● **Task prompt**
Check each line of the records below and collect those holding "this".

● **Data entries**

▬▬▬▬▬▬

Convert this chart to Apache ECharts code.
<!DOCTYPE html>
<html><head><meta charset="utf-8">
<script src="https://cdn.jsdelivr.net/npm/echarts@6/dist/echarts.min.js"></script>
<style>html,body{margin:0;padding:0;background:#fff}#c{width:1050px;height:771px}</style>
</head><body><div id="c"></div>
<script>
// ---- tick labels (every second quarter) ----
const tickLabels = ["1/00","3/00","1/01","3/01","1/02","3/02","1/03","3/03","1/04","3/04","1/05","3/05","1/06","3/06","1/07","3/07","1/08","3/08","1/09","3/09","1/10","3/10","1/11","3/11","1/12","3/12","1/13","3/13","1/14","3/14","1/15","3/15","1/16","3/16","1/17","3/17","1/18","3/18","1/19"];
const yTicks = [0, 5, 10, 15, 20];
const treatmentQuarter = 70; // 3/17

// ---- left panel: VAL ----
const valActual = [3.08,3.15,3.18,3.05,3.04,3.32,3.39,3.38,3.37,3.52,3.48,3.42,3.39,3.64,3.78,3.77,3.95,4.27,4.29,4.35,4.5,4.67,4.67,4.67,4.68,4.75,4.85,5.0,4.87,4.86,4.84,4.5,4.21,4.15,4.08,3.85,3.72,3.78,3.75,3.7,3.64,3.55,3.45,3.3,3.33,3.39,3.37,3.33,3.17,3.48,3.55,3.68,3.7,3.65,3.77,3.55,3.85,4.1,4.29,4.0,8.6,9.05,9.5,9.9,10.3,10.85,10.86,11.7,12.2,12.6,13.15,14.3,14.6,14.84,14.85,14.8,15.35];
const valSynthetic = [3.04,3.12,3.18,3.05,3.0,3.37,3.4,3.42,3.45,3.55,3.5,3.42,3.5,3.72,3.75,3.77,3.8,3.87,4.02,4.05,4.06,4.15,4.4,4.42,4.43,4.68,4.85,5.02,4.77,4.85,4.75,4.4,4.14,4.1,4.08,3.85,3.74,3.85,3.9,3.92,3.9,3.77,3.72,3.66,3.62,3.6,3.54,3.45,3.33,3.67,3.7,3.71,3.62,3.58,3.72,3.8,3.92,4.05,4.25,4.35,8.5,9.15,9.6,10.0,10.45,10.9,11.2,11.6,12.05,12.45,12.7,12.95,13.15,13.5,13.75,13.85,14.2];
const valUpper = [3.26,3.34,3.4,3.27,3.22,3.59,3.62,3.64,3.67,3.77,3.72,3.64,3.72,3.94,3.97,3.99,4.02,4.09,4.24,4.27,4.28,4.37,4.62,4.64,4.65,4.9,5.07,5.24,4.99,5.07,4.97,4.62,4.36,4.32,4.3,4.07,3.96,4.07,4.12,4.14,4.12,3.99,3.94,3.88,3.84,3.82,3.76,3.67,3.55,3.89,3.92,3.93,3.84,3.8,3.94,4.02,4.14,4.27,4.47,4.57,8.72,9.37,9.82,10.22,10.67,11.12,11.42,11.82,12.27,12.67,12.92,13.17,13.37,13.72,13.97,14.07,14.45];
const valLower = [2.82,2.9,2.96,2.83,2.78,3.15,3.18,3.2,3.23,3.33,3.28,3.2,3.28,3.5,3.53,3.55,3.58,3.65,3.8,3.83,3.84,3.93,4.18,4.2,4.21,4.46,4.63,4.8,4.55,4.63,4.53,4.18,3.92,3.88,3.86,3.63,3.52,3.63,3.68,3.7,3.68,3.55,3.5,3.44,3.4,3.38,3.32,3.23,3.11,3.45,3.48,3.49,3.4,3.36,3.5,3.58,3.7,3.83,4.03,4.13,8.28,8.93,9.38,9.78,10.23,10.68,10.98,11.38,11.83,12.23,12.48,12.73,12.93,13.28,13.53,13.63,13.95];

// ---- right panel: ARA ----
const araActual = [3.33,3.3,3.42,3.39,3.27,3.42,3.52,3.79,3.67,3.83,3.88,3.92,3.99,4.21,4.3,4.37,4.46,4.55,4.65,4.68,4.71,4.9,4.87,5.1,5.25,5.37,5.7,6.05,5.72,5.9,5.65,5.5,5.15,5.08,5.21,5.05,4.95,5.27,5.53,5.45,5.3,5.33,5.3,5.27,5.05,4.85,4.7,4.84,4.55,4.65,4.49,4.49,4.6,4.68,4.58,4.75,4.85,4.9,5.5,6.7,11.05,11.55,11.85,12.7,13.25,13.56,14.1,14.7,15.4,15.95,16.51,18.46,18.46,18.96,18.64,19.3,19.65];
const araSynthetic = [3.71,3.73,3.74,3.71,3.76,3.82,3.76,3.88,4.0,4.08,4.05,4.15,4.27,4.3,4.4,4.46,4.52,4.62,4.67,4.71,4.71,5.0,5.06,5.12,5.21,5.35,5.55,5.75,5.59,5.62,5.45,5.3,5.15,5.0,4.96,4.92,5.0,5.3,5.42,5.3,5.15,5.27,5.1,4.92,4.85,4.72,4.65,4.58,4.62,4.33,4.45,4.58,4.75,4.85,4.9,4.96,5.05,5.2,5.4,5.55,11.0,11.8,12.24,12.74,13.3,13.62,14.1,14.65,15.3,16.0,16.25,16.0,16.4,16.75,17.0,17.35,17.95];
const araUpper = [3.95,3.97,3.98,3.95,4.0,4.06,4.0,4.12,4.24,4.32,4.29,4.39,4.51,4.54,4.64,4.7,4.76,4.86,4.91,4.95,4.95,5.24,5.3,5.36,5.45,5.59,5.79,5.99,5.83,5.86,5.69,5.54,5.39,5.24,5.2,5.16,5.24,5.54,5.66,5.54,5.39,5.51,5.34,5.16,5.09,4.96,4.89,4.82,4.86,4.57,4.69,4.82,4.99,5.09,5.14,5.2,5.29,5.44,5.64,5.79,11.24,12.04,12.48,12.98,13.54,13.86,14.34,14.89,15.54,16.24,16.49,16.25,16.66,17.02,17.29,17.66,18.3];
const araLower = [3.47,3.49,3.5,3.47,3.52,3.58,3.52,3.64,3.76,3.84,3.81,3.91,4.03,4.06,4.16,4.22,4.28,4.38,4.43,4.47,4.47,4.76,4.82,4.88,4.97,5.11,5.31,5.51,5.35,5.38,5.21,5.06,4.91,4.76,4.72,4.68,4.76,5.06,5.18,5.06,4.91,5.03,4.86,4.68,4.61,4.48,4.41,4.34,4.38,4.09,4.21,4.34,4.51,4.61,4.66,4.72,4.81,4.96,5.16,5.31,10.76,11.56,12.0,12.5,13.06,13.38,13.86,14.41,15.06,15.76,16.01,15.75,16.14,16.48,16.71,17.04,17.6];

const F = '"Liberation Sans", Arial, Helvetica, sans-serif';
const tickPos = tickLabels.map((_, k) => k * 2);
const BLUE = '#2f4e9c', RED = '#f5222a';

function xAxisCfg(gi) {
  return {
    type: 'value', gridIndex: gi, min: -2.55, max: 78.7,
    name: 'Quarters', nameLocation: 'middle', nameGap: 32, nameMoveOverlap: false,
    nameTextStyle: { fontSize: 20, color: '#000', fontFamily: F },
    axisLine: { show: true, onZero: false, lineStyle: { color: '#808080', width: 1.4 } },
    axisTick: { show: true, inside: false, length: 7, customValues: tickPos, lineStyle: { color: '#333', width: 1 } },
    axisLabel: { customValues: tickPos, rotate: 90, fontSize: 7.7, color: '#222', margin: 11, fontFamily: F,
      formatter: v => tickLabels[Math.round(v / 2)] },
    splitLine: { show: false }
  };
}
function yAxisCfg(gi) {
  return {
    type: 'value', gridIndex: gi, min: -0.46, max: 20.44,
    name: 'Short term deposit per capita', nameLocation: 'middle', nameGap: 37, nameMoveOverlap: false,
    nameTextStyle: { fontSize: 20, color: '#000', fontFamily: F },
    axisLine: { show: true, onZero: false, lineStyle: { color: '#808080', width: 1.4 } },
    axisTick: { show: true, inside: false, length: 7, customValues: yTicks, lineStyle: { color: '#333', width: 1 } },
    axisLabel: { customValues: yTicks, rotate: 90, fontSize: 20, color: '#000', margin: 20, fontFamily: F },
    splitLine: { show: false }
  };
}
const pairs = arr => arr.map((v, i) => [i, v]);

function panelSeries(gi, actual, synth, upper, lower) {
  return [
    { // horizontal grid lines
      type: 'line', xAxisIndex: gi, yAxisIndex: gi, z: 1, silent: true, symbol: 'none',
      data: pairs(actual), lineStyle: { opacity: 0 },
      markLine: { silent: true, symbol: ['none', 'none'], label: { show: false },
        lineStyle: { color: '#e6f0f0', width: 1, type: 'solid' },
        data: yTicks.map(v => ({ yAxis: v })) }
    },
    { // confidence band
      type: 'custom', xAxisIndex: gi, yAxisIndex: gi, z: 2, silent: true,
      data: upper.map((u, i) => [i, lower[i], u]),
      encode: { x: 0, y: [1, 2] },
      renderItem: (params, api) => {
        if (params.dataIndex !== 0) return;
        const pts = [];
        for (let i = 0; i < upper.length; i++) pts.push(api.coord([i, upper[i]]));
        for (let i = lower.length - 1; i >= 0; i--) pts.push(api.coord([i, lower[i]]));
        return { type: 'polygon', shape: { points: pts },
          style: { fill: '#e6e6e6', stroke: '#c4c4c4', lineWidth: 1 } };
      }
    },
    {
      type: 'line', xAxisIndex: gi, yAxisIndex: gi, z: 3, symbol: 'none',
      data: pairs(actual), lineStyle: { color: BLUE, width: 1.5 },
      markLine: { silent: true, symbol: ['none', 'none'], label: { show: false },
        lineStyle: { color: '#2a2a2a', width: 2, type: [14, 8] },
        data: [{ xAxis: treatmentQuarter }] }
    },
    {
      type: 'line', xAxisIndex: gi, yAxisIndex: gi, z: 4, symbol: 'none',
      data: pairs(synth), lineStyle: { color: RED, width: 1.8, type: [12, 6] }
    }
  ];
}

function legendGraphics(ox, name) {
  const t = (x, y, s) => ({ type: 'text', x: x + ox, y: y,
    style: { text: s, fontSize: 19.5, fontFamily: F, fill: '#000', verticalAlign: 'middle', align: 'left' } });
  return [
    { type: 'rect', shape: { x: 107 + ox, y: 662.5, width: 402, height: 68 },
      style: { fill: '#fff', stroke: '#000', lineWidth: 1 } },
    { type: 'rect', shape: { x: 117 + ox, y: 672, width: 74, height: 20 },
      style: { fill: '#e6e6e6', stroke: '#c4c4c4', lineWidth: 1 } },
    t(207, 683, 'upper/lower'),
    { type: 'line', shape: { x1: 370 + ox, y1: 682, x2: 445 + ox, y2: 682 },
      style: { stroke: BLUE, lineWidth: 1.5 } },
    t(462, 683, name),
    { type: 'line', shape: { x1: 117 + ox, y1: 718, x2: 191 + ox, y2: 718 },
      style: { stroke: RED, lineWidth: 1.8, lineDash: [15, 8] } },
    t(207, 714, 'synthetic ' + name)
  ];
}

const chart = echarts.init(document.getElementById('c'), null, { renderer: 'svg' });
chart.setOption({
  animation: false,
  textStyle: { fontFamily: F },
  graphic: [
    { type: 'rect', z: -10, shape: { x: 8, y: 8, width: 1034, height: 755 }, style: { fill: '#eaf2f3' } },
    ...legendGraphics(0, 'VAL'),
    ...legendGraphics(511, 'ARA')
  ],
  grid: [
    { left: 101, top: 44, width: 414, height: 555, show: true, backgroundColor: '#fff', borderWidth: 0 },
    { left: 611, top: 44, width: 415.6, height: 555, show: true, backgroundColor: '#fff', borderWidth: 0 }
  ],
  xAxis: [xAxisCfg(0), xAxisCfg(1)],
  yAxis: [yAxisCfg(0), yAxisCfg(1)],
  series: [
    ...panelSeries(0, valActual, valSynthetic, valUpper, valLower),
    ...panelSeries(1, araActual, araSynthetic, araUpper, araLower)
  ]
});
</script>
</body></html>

▬▬▬▬▬▬

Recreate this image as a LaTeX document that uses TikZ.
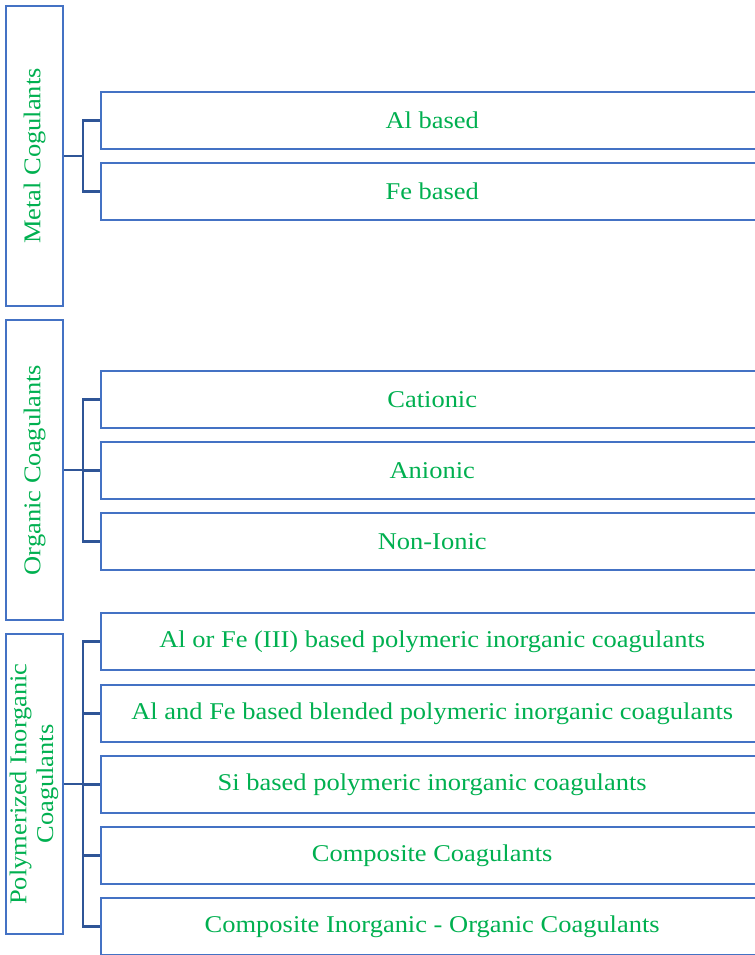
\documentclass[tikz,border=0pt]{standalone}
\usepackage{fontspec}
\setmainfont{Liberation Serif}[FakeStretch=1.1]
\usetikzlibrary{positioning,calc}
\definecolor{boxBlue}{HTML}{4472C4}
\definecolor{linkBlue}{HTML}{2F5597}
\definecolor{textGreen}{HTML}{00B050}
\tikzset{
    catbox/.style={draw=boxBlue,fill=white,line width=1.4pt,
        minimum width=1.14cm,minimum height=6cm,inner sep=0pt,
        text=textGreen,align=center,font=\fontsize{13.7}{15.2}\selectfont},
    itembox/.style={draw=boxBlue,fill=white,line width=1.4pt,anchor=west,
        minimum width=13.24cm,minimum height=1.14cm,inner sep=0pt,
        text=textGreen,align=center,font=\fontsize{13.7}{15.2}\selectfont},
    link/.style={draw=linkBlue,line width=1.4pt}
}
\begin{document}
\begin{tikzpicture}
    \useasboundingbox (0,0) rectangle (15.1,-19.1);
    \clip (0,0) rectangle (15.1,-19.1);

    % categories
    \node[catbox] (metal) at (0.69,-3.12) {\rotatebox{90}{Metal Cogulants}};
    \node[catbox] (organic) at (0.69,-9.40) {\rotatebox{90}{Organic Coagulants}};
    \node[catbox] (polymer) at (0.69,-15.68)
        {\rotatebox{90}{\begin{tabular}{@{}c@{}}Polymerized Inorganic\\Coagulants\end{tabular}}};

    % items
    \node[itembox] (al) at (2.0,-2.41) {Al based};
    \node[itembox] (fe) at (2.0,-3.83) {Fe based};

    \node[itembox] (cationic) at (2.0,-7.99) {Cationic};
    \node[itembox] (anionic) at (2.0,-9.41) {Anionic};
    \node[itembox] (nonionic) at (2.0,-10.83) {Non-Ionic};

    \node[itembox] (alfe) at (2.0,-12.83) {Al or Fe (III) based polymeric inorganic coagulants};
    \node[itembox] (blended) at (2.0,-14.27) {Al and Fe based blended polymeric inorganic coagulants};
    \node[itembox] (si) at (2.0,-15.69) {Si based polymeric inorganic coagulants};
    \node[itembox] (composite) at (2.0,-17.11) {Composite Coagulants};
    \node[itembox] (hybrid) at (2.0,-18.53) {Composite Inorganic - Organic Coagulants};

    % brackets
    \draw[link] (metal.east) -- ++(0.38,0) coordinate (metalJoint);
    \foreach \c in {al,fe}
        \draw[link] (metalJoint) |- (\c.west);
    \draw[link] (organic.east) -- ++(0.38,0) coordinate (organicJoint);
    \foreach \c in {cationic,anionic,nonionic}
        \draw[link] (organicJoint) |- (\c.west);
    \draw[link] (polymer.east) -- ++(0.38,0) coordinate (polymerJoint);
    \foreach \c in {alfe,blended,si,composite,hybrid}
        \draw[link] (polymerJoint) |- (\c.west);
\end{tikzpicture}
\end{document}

▬▬▬▬▬▬

● **Written response**
Convert this chart to Apache ECharts code.
Recreate this image as a LaTeX document that uses TikZ.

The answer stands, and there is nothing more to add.